Inhabitants of a state should not be put in jeopardy of liability exceeding that created by their state's law just because a visitor from a state offering higher protection decides to visit there. This is, of course, a highly territorial approach, but "departures from the territorial view of torts ought not to be lightly undertaken." Gordon v. Parker, 83 F. Supp. 40, 42 (D.Mass.1949).

 439 Pa. at 567, 267 A.2d at 856-57. *fn1" We further note the interest of Pennsylvania in deterring negligent conduct on its highways.

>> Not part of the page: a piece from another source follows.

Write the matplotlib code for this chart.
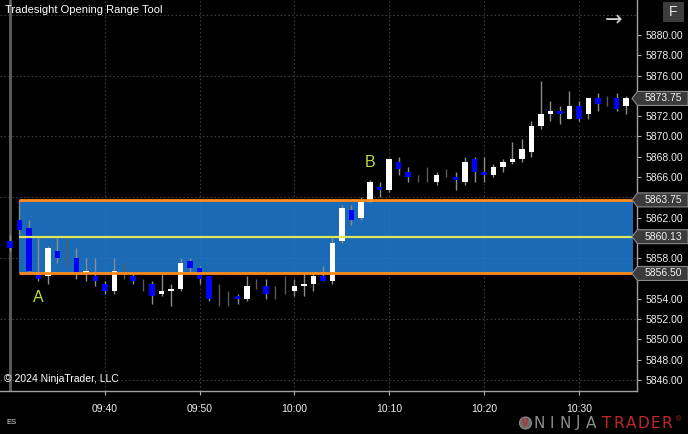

 Mr. Krick's second contention is that section 110(c)(2) of the Pennsylvania No-Fault Motor Vehicle Insurance Act, 40 P.S. § 1009.110(c)(2), somehow bears on the issue at hand. That section provides, in relevant part:


The right of a victim or of a survivor of a deceased victim to sue in tort shall be determined by the law of the state of domicile of such victim.

 We are not dealing with the right of the victims to sue here. This section is of no relevance to the issue regarding Defendants' action against a third party defendant.

 We hold, therefore, that the Maryland law of interspousal immunity for all instances in which the spouse of a plaintiff is joined as a third party defendant does not here apply. We are convinced that a Pennsylvania court examining this situation would apply Pennsylvania law in reliance on Cipolla and permit the joinder of Mr. Krick as a third party defendant. We will deny the motion to dismiss and the motion for summary judgment with an appropriate order.